What? Hardware? You’ve only been complaining about Python for 3 out of the 4 articles….
So yeah I decided last night to talk about my computer…or at least my history of “computing” and how I ended up with this workstation. When young Randy walked out of college I’m not entirely sure that he had a computer. It wasn’t until something like 1998 where I made my first purchase of a large unwieldy desktop (Gateway). Most of my computing needs were handled at work (Federal Gov’t) where we had this mix of Sun Sparc stations, Intergraph Hardware, and some HP workstations.
When we made the move from ESRI Software on Unix machines to Windows machines I suddenly had to care about hardware and all the parts inside of a computer because the IT Department didn’t care. So we’d sit down and go “well we think we need this so lets double it” and we had some very very expensive computers back in the late 90s to early 2000s. How expensive? I can’t put my fingers on any proof but at one point we purchased a Dell Workstation that cost about $14,000 dollars. I think that was right about 2001 or 2002. We had a Silicon Graphics Workstation that I’m 100% sure cost something like $35000 in 1999 dollars.
Flash forward to “Randy owning a small business” and what did I do? My first purchase was a Dell mobile workstation ($3000 pictured above). Next was a Dell lower end workstation that was about $1500. One day for fun I bought a cheap HP Laptop in late 2012. I think it was 14inch and it had a 100 GB hard drive and a whole 4GB of RAM for $350. I loaded Linux on it and started playing around in my spare time with it and trying to see what could I do GIS wise. Over time the answer was “I can actually do quite a bit in 2013 with this laptop”. Sometime that same year I started my move into a mixed environment of ESRI/FOSS4G. Sometime late in 2013 I decided to move my main workstation (Desktop) over to linux and run windows 7 in a virtual machine. That led to more experimentation.
What did I learn from all of this? FOSS4G runs light on the hardware end. I can work with cheaper equipment – not that I like or advise doing it but I can if I have to. I decided this year to go more high end than I have in the past so I bought a System76 Laptop.
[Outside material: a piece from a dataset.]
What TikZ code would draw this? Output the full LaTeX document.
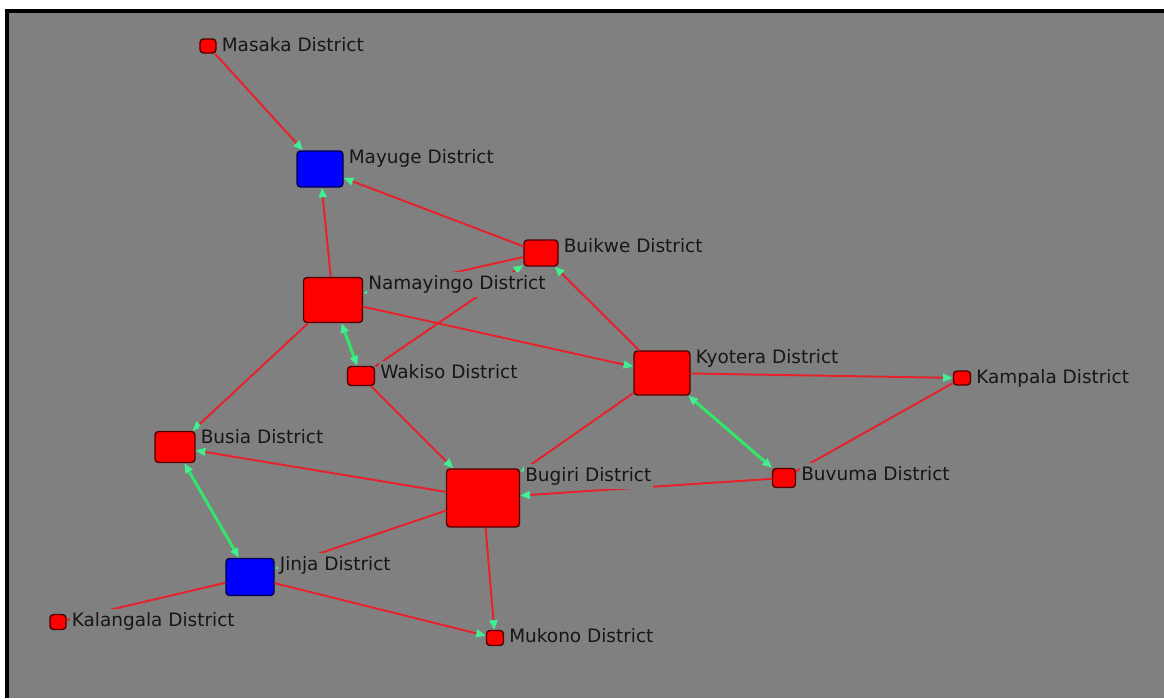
\documentclass[tikz,border=0pt]{standalone}
\usepackage{fontspec}
\setmainfont{DejaVu Sans}
\usetikzlibrary{arrows.meta, positioning}
\definecolor{bggrey}{HTML}{808080}
\definecolor{nodered}{HTML}{FF0000}
\definecolor{nodeblue}{HTML}{0000FF}
\definecolor{linkred}{HTML}{E8202A}
\definecolor{linkgreen}{HTML}{30E868}
\definecolor{tipgreen}{HTML}{40F090}
\definecolor{labeltext}{HTML}{161616}
\tikzset{>={Triangle[length=5.5pt,width=4.5pt,color=tipgreen]}}
\tikzset{
  dist/.style={draw=black!70!red, line width=0.8pt, fill=nodered, rounded corners=2pt, inner sep=0pt},
  hub/.style={dist, draw=black!70!blue, fill=nodeblue},
  link/.style={draw=linkred, line width=1.1pt},
  pair/.style={draw=linkgreen, line width=1.7pt, <->},
  distlabel/.style={fill=bggrey, text=labeltext, font=\fontsize{10.5}{12}\selectfont, inner xsep=1pt, inner ysep=2pt, anchor=base west}
}

\begin{document}
\begin{tikzpicture}
        \useasboundingbox (0,0) rectangle (23.28,-13.96);
        \fill[white] (0,0) rectangle (23.28,-13.96);
        \fill[black] (0.10,-0.18) rectangle (23.28,-13.96);
        \fill[bggrey] (0.18,-0.26) rectangle (23.28,-13.96);

        % districts
        \node[dist, minimum width=0.32cm, minimum height=0.28cm] (masaka) at (4.16,-0.92) {};
        \node[hub, minimum width=0.92cm, minimum height=0.72cm] (mayuge) at (6.40,-3.38) {};
        \node[dist, minimum width=0.68cm, minimum height=0.52cm] (buikwe) at (10.82,-5.06) {};
        \node[dist, minimum width=1.18cm, minimum height=0.90cm] (namayingo) at (6.66,-6.00) {};
        \node[dist, minimum width=0.54cm, minimum height=0.38cm] (wakiso) at (7.22,-7.52) {};
        \node[dist, minimum width=1.12cm, minimum height=0.88cm] (kyotera) at (13.24,-7.46) {};
        \node[dist, minimum width=0.34cm, minimum height=0.28cm] (kampala) at (19.24,-7.56) {};
        \node[dist, minimum width=0.80cm, minimum height=0.62cm] (busia) at (3.50,-8.94) {};
        \node[dist, minimum width=1.46cm, minimum height=1.16cm] (bugiri) at (9.66,-9.96) {};
        \node[dist, minimum width=0.46cm, minimum height=0.38cm] (buvuma) at (15.68,-9.56) {};
        \node[hub, minimum width=0.96cm, minimum height=0.74cm] (jinja) at (5.00,-11.54) {};
        \node[dist, minimum width=0.32cm, minimum height=0.30cm] (kalangala) at (1.16,-12.44) {};
        \node[dist, minimum width=0.34cm, minimum height=0.30cm] (mukono) at (9.90,-12.76) {};

        % links
        \draw[link,->] (masaka) -- (mayuge);
        \draw[link,->] (buikwe) -- (mayuge);
        \draw[link,->] (namayingo) -- (mayuge);
        \draw[link,->] (buikwe) -- (namayingo);
        \draw[link,->] (wakiso) -- (buikwe);
        \draw[link,->] (namayingo) -- (kyotera);
        \draw[link,->] (namayingo) -- (busia);
        \draw[link,->] (wakiso) -- (bugiri);
        \draw[link,->] (kyotera) -- (buikwe);
        \draw[link,->] (kyotera) -- (kampala);
        \draw[link] (buvuma) -- (kampala);
        \draw[link,->] (buvuma) -- (bugiri);
        \draw[link,->] (kyotera) -- (bugiri);
        \draw[link,->] (bugiri) -- (busia);
        \draw[link,->] (bugiri) -- (jinja);
        \draw[link,->] (bugiri) -- (mukono);
        \draw[link,->] (jinja) -- (mukono);
        \draw[link] (jinja) -- (kalangala);
        \draw[pair] (namayingo) -- (wakiso);
        \draw[pair] (kyotera) -- (buvuma);
        \draw[pair] (busia) -- (jinja);

        % names
        \node[distlabel] (masakaT) at ([xshift=0.06cm,yshift=-0.26cm]masaka.north east) {Masaka District};
        \node[distlabel] (mayugeT) at ([xshift=0.06cm,yshift=-0.26cm]mayuge.north east) {Mayuge District};
        \node[distlabel] (buikweT) at ([xshift=0.06cm,yshift=-0.26cm]buikwe.north east) {Buikwe District};
        \node[distlabel] (namayingoT) at ([xshift=0.06cm,yshift=-0.26cm]namayingo.north east) {Namayingo District};
        \node[distlabel] (wakisoT) at ([xshift=0.06cm,yshift=-0.26cm]wakiso.north east) {Wakiso District};
        \node[distlabel] (kyoteraT) at ([xshift=0.06cm,yshift=-0.26cm]kyotera.north east) {Kyotera District};
        \node[distlabel] (kampalaT) at ([xshift=0.06cm,yshift=-0.26cm]kampala.north east) {Kampala District};
        \node[distlabel] (busiaT) at ([xshift=0.06cm,yshift=-0.26cm]busia.north east) {Busia District};
        \node[distlabel] (bugiriT) at ([xshift=0.06cm,yshift=-0.26cm]bugiri.north east) {Bugiri District};
        \node[distlabel] (buvumaT) at ([xshift=0.06cm,yshift=-0.26cm]buvuma.north east) {Buvuma District};
        \node[distlabel] (jinjaT) at ([xshift=0.06cm,yshift=-0.26cm]jinja.north east) {Jinja District};
        \node[distlabel] (kalangalaT) at ([xshift=0.06cm,yshift=-0.26cm]kalangala.north east) {Kalangala District};
        \node[distlabel] (mukonoT) at ([xshift=0.06cm,yshift=-0.26cm]mukono.north east) {Mukono District};
\end{tikzpicture}
\end{document}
What does this get me? Well – I’m looking at at least 4 to 6 years of service. I carry it out with me to clients. I might carry it into the field. I went canoeing with it once (no it’s not water proof but I didn’t feel like leaving it in the car). 32 GB of ram is a bit much – but I wanted as much as I could afford for longevity purposes. I went slim on hard drive space because more of my life is going “in the cloud” so to speak.
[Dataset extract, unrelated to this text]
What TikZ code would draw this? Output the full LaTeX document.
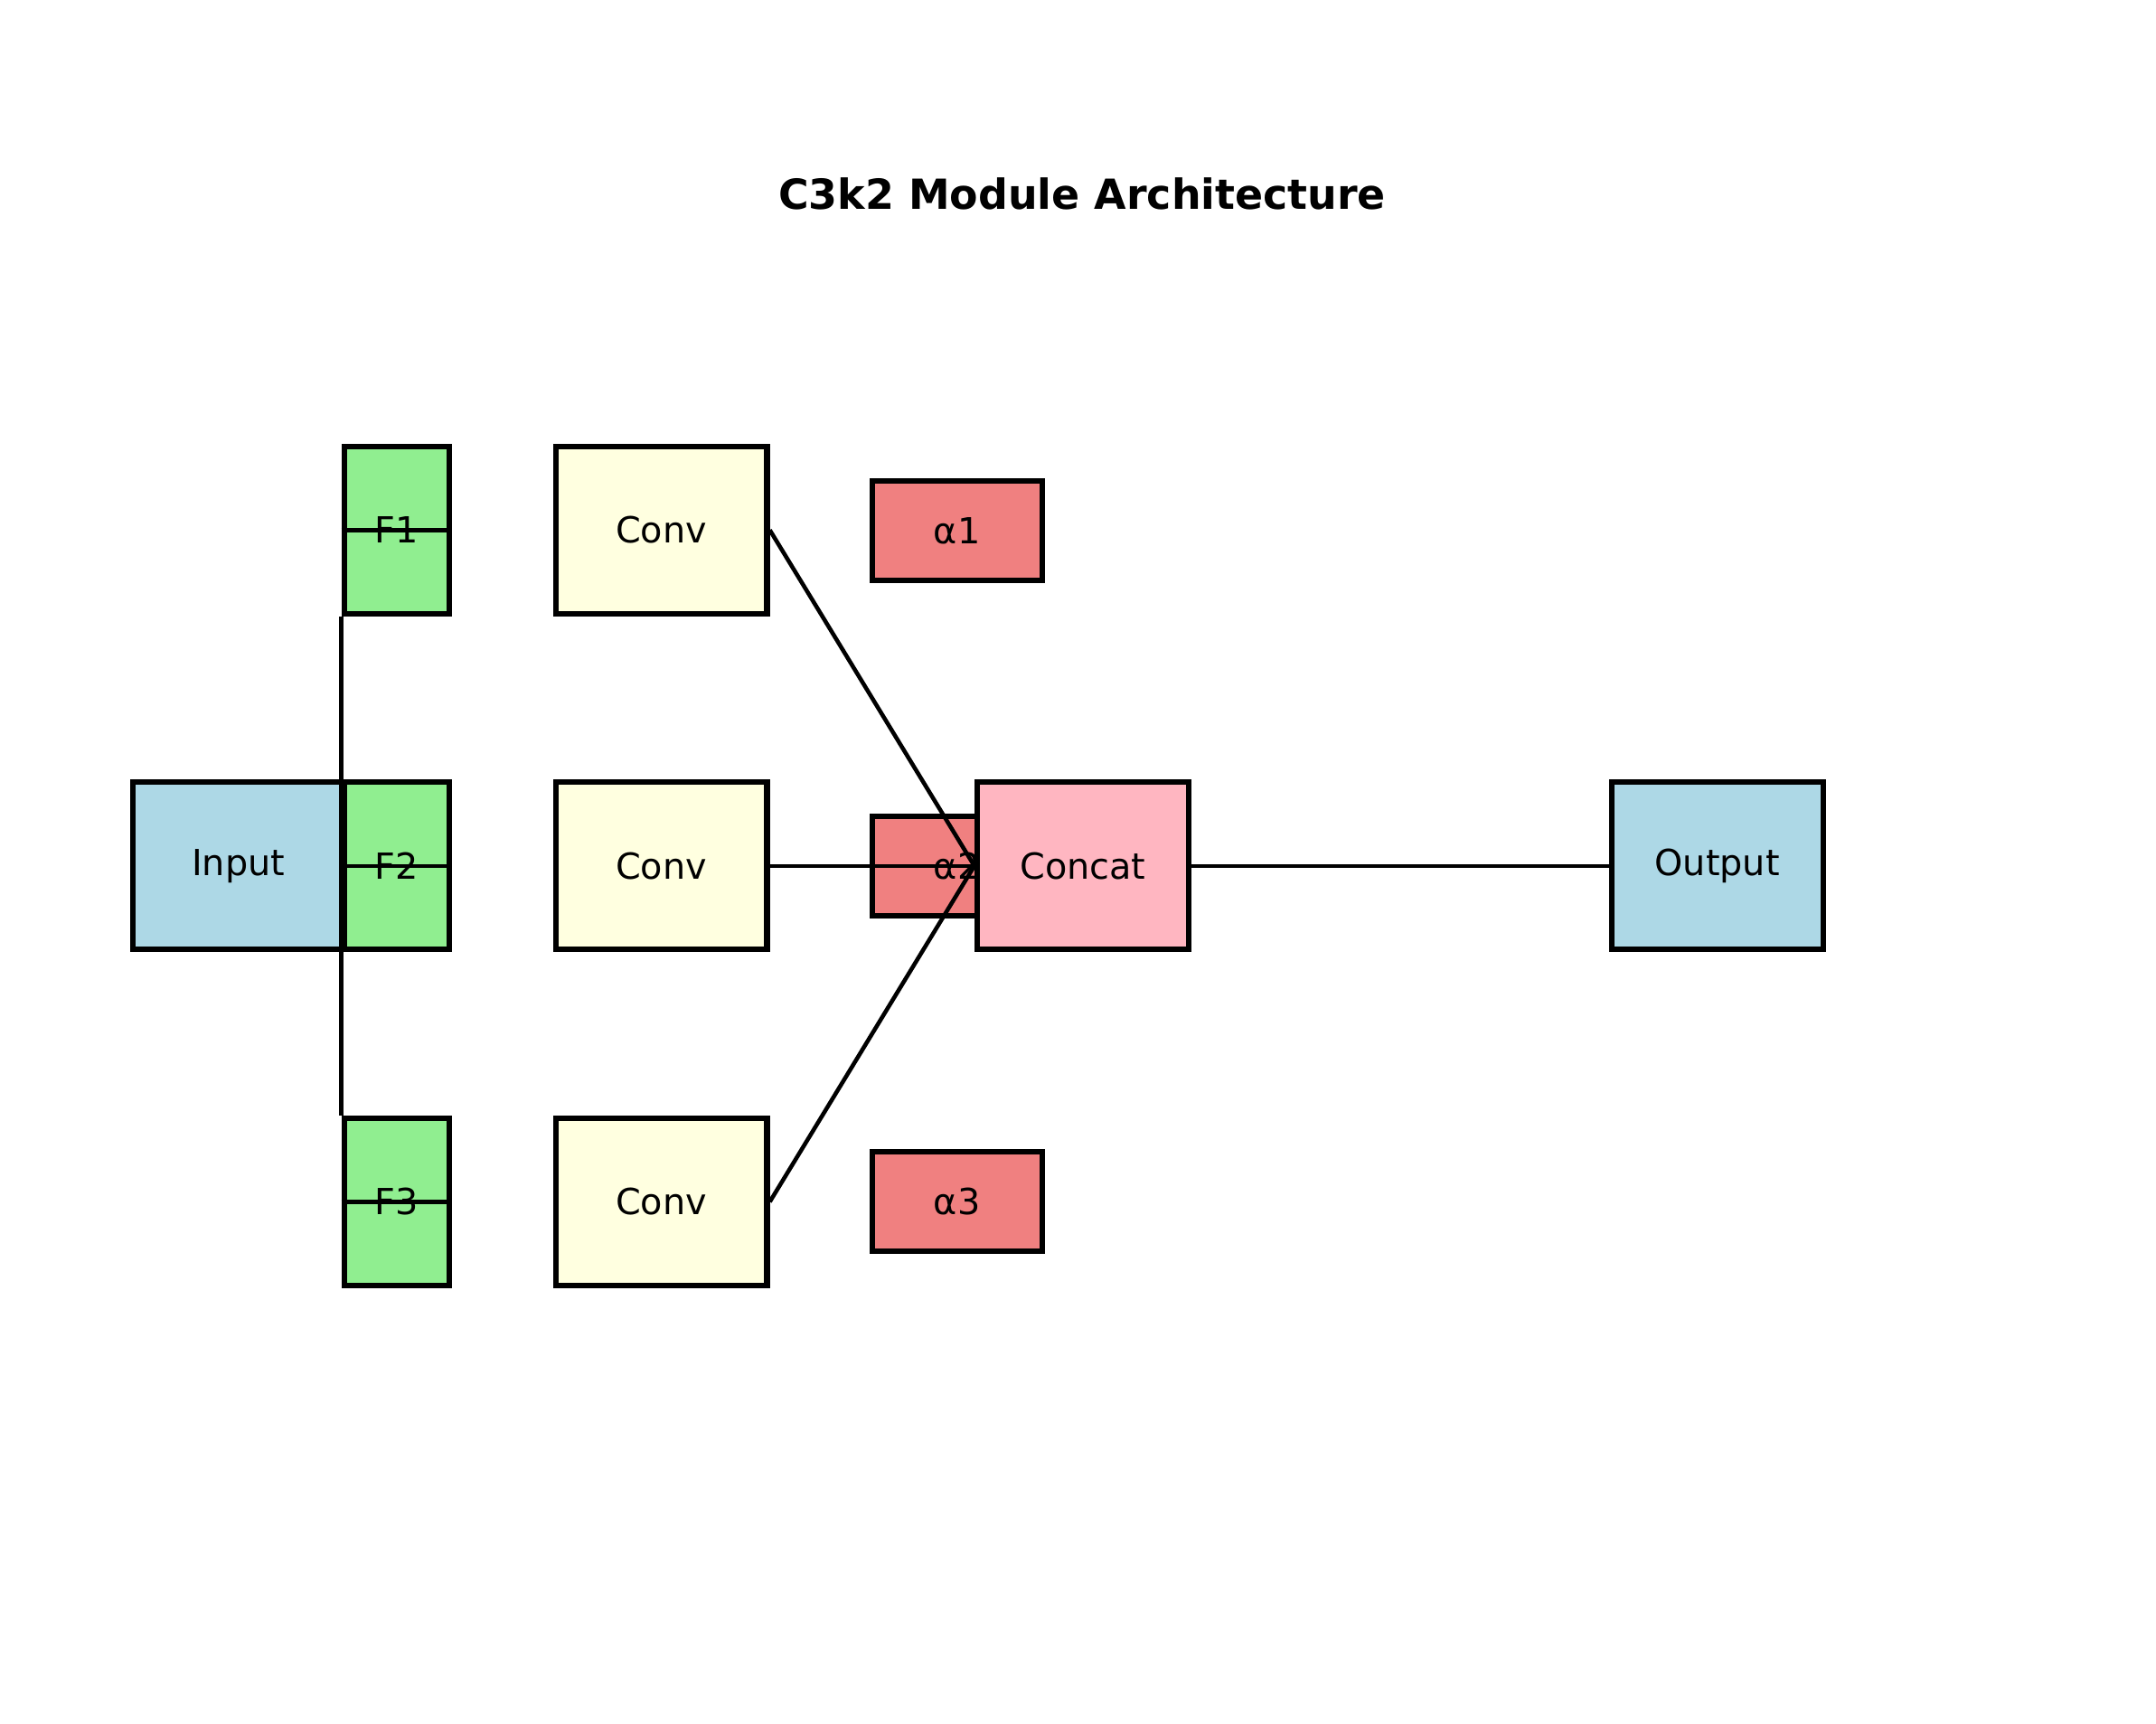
\documentclass[tikz,border=0pt]{standalone}
\usepackage{fontspec}
\setmainfont{DejaVu Sans}
\definecolor{lblue}{RGB}{173,216,230}
\definecolor{lgreen}{RGB}{144,238,144}
\definecolor{lyellow}{RGB}{255,255,224}
\definecolor{lcoral}{RGB}{240,128,128}
\definecolor{lpink}{RGB}{255,182,193}
\begin{document}
\begin{tikzpicture}[x=0.5pt,y=-0.5pt,
  box/.style={draw=black,line width=2pt,inner sep=0pt,font=\fontsize{13}{15}\selectfont},
  big/.style={box,minimum width=76.5pt,minimum height=60.5pt},
  fb/.style={box,fill=lgreen,minimum width=38pt,minimum height=60.5pt},
  ab/.style={box,fill=lcoral,minimum width=61.5pt,minimum height=36pt},
  ln/.style={line width=1.5pt}]
\useasboundingbox (0,0) rectangle (1560,1247);
\node[font=\bfseries\fontsize{15}{18}\selectfont] (title) at (783,140) {C3k2 Module Architecture};
\node[big,fill=lblue] (in) at (172.5,626.5) {Input};
\node[fb] (f1) at (287,383.5) {F1};
\node[fb] (f2) at (287,626.5) {F2};
\node[fb] (f3) at (287,869.5) {F3};
\node[big,fill=lyellow] (c1) at (478.5,383.5) {Conv};
\node[big,fill=lyellow] (c2) at (478.5,626.5) {Conv};
\node[big,fill=lyellow] (c3) at (478.5,869.5) {Conv};
\node[ab] (a1) at (692.5,384) {α1};
\node[ab] (a2) at (692.5,626.5) {α2};
\node[ab] (a3) at (692.5,869.5) {α3};
\node[big,fill=lblue] (out) at (1242.5,626.5) {Output};
\draw[ln] (f1.south west) -- (f3.north west);
\draw[ln] (f1.west) -- (f1.east);
\draw[ln] (f2.west) -- (f2.east);
\draw[ln] (f3.west) -- (f3.east);
\node[big,fill=lpink] (cat) at (783.5,626.5) {Concat};
\draw[ln] (c1.east) -- (cat.west);
\draw[ln] (c2.east) -- (cat.west);
\draw[ln] (c3.east) -- (cat.west);
\draw[ln] (cat.east) -- (out.west);
\end{tikzpicture}
\end{document}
I’ve got another laptop with 16gb of Ram and it’s very capable – I just like the system76 one better. It’s a lenovo business class machine and it’s fine. I’ve done one thing with it and that was stick a SSd drive in it to speed it up – other than that it’s stock and boring.
What do I do when I get my laptop?
- Load QGIS from the official QGIS repositories
- GRASS Comes with QGIS.
- Load PostgreSQL/PostGIS from the postgresql repositories
- Geoserver on docker or as an executable so I can run it when I want.
- OpenJump (more on this later)
- Anaconda with PDAL
I also run whatever is current from Ubuntu. Yes – Current. I don’t do Long Term Releases except on servers and one desktop machine. Although I’m currently using Pop-OS and enjoying it (it’s based off Ubuntu).
…and I do more things – but this is a good first whack at a workstation. My assumption is when I go to a clients I have no internet. I can’t tether to my phone is my next assumption because cell service won’t be available. It’s pretty much me and what I take with me (so I take all the software). No joke – I went to a client’s location in NW Tennessee and had no phone service for 4 days (Thanks Sprint) and at least one day of 0 internet. I was at the mercy of the Hotel and the Client for internet most days and that wasn’t a given. I was left with my brain to get work done – no “hive mind” for me that day.
What do I tell my clients? Get what you can afford. Maybe go just a bit better than you think but this isn’t a long conversation of gaming computers vs workstation vs nvidia vs radeon vs etc etc. It’s actually nice to look at a laptop and go “If you don’t blow up you’re good for 4-6 years”. I’m all for equipment with warranties and not running hardware to death – I just don’t care a lot about hardware anymore. My current fantasy is linux on a chromebook to see what I can do with some lower end computing power where my battery runs a good part of the day. Can I have a decent workstation with the cheapest of cheapest hardware? I think so.
“Yeah but what if I run Windows?” That’s 200% fine and there is nothing wrong with it (and some days I wonder if it would make my life easier). You may need something a bit better than a business class machine but you don’t need a gaming computer to run your FOSS4G. If you’re running ESRI Software there is enough info out there on what you need – but whatever you get your FOSS4G will work just fine on it. I say that and don’t be completely ignorant about your hardware – but you don’t need to worry as much as you think you need to worry. I’m big on not worrying these days.
So anyway – Hardware. Something I don’t worry a ton about BUT it is important BUT it’s less important than having good clean data.